First of all you have to understand that SMART attributes are highly vendor-specific. Each drive manufacturer defines his own set of attributes and threshold values. Moreover, those attributes are seldom pure physical values, mostly they are calculated using some formula.
Drive Temperature 176 0 176
I'm pretty sure this is not directly drive temperature, because threshold value (the worst one, you should never reach) is zero. In other words, in this case the higher value the better. If this value starts dropping, approaching "0", then you'd have reason to worry.
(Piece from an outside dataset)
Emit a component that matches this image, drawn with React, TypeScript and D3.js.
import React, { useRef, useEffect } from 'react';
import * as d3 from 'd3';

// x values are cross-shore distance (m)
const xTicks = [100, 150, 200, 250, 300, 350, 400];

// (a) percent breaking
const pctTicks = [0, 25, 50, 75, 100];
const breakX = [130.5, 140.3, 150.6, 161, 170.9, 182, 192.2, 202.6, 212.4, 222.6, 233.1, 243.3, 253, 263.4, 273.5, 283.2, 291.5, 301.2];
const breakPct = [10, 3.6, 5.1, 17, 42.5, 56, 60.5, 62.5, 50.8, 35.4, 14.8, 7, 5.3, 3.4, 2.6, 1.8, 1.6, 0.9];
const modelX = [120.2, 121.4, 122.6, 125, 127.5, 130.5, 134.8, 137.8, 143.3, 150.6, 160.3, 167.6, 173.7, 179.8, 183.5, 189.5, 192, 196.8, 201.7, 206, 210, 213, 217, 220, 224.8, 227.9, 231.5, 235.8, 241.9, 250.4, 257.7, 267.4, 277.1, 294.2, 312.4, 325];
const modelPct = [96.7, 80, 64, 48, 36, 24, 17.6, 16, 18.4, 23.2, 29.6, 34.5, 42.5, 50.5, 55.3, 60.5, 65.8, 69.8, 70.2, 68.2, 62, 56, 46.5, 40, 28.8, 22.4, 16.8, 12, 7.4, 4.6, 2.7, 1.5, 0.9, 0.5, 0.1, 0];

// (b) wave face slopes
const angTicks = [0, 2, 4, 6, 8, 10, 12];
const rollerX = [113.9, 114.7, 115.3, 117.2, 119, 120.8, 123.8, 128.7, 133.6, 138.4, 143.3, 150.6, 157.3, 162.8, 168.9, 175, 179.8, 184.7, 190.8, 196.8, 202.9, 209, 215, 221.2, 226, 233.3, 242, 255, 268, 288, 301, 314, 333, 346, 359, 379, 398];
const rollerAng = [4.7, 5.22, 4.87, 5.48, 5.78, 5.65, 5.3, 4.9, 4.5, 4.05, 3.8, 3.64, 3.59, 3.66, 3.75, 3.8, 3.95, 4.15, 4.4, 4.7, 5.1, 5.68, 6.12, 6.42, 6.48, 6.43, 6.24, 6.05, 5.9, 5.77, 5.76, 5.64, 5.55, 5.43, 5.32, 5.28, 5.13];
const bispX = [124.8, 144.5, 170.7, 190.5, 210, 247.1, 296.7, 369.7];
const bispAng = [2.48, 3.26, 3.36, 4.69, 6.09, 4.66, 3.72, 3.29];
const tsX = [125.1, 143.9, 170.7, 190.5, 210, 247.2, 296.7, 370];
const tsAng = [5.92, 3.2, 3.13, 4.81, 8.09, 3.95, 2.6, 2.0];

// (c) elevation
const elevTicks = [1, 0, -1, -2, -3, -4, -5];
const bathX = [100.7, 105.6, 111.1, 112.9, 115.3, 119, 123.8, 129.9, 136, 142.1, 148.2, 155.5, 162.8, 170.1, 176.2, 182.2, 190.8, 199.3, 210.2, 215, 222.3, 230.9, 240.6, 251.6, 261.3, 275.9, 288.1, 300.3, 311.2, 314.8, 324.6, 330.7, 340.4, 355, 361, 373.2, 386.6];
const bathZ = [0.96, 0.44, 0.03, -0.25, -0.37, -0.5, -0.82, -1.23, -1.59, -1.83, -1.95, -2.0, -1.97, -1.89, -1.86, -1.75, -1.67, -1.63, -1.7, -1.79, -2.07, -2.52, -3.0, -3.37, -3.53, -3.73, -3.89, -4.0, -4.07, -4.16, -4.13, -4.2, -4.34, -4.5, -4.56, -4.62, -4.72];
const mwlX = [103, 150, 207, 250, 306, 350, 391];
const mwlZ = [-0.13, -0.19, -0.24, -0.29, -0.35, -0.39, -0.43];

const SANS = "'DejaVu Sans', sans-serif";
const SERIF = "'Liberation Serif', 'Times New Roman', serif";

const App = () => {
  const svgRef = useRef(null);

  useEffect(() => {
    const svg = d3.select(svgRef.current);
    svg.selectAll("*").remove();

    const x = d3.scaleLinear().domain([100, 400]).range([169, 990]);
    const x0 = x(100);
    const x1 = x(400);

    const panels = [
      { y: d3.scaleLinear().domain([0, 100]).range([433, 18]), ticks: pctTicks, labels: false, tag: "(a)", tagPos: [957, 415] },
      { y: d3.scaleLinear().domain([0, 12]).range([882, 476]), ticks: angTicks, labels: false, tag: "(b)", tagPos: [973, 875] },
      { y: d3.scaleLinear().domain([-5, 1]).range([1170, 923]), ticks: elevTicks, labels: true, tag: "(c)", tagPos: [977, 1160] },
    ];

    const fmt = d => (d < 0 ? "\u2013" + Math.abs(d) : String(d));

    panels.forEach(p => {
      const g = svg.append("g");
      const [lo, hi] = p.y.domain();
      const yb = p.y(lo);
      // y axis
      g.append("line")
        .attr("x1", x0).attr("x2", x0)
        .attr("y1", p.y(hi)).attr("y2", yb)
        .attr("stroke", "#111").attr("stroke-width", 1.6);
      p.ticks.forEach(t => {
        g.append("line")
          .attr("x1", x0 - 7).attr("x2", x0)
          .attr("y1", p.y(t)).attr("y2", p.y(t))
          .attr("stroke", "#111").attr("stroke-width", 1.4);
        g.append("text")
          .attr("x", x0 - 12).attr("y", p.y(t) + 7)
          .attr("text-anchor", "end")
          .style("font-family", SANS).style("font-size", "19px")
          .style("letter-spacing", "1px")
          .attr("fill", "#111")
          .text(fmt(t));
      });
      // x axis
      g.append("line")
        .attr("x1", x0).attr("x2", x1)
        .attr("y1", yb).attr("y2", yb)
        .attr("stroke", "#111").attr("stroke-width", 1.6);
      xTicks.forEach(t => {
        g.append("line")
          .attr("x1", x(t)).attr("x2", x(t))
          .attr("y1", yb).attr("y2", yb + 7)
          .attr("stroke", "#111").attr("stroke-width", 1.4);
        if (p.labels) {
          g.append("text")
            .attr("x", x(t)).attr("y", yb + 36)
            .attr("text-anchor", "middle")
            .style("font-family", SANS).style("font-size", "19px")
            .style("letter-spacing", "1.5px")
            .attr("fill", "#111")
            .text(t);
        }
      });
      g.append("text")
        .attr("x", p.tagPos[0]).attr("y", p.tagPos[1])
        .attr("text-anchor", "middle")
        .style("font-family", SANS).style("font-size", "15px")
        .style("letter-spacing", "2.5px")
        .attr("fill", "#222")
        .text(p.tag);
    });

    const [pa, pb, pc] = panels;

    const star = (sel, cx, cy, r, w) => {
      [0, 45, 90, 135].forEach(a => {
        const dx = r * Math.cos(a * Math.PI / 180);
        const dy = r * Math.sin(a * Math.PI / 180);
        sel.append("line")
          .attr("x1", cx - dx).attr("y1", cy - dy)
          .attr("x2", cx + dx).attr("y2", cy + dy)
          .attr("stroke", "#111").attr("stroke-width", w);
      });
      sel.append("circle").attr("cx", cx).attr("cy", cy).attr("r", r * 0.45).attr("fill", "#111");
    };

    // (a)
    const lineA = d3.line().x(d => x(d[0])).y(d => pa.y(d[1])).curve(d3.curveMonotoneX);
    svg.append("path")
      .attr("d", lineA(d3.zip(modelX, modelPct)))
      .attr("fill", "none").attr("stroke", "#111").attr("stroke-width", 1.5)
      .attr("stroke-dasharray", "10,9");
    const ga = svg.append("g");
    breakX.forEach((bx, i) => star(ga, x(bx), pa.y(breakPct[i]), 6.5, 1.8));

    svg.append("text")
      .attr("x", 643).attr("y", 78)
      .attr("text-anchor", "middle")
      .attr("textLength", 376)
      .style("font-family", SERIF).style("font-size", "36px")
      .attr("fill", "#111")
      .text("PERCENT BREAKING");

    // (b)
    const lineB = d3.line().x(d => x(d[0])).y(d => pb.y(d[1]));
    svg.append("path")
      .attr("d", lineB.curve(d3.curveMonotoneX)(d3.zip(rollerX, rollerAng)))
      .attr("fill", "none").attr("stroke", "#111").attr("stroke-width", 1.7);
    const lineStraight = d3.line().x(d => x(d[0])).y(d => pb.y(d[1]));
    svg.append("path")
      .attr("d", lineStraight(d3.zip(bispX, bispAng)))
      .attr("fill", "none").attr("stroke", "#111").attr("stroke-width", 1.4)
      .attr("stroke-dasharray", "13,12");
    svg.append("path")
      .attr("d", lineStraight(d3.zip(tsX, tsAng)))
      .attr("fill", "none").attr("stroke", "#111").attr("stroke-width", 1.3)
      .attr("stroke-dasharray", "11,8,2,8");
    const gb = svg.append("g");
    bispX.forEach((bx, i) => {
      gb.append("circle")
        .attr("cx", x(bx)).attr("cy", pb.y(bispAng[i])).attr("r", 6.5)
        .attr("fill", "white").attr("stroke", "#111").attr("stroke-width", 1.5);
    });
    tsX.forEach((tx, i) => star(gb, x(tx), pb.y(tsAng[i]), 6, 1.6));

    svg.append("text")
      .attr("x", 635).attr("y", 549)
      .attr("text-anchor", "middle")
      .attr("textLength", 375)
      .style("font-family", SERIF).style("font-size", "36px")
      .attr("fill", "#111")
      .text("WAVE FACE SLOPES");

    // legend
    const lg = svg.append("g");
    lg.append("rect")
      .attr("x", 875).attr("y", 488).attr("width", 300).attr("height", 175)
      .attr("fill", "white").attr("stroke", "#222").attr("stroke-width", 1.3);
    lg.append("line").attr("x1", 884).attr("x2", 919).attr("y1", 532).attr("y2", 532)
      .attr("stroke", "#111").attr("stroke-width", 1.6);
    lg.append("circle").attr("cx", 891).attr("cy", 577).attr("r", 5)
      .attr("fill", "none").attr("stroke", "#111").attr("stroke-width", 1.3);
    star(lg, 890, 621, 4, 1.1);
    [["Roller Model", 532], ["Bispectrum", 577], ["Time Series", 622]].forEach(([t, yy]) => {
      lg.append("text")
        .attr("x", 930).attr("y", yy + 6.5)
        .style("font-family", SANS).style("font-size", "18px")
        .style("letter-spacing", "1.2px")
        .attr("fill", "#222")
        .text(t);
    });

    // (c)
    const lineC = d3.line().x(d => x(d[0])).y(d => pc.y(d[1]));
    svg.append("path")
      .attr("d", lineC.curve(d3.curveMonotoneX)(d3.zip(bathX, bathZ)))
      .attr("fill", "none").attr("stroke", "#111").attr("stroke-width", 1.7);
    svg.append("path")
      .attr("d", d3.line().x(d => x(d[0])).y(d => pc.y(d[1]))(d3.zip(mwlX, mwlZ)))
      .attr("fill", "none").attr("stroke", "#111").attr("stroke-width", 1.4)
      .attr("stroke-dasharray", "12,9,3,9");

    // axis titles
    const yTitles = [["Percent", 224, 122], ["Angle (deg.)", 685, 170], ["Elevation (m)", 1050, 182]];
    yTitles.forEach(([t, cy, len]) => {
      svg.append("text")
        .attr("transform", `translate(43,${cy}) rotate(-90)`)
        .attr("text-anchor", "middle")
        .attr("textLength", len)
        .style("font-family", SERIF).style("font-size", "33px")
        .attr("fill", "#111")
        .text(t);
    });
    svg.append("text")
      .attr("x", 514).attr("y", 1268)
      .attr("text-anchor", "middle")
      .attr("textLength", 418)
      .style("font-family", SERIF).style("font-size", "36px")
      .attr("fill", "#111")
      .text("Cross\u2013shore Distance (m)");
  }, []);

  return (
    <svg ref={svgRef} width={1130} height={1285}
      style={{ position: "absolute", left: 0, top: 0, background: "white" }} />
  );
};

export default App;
Not now.
Similar for all other values, i.e. "reallocated sector count 100" does not mean your drive already reallocated 100 sectors, it is just information you have still plenty of spare sectors (in this case 100%) that can be used for reallocating. Or "power cycle count 100" does not mean you powered on/off your drive 100 times, it means from the number of expected power-cycles your drive did not use much, and still has about 100%. Etc, etc. You can get more accurate representation of smart-values from your drive-vendor (some send you detailed specification if you ask for it). But there is definitely nothing wrong in your smart-output. The other point is a hard-drive might fail even if its smart-values were all perfect just a minute ago...
Thanks, JarryG! I appreciate your clear and detailed explanation.